After evaluating the other three fair use factors, the appeals court panel ruled that, as a matter of law, Goldsmith’s copyright was infringed by the Prince Series. 

One question left open by the 2nd Circuit decision is the impact the court’s cropping of the transformativity doctrine will have on visual artists. “[T]hey talk about how they’re much more comfortable as a fair use matter with works that incorporate a lot of different sources instead of just one,” Lucas said. “You can think of a collage piece that incorporates images from many other sources being in this panel’s view safer, as a fair use matter, than a work that uses as its centerpiece a single work like the Goldsmith photo. You can start to see how the law is expressing not a preference, but that some types of art are safer than others.”

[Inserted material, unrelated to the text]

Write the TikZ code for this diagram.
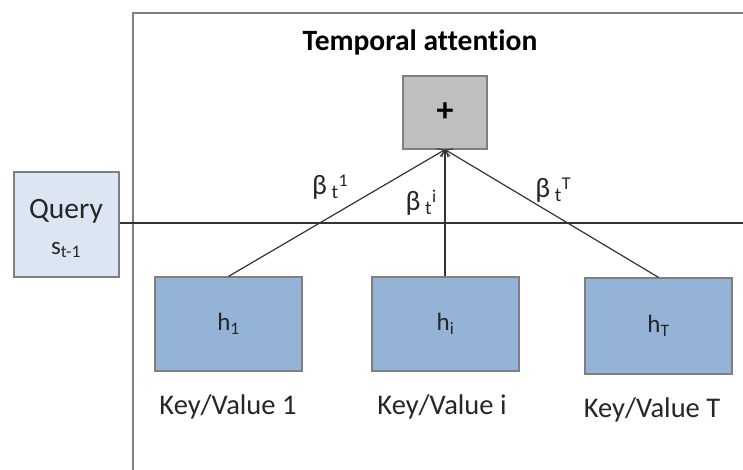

Another looming issue in the aftermath of the Goldsmith case is its impact on artists working in other genres. “On the one hand, you’re telling us, ‘no, you should be careful about that’ and, on the other hand, you are using these analogies to other fields, to other mediums, to other forms,” Lucas said. “It’s hard to say with any certainty what this means for a musician or a filmmaker or a choreographer.”

AWFVA has the option of asking the Supreme Court to grant certiorari in the case. Lucas is unsure whether at least four of the justices will be sufficiently interested in the dispute to do so. “Do we essentially need two different bodies of case law regarding fair use and transformativity, one for art with a capital A and the other for tech and these more computer and coding and technology and functional iterations of fair use?” she said. “That’s a tricky question. I don’t know if that [legal conversation] is fully developed yet.”

EDITOR’S NOTE: Quotes have been edited for clarity.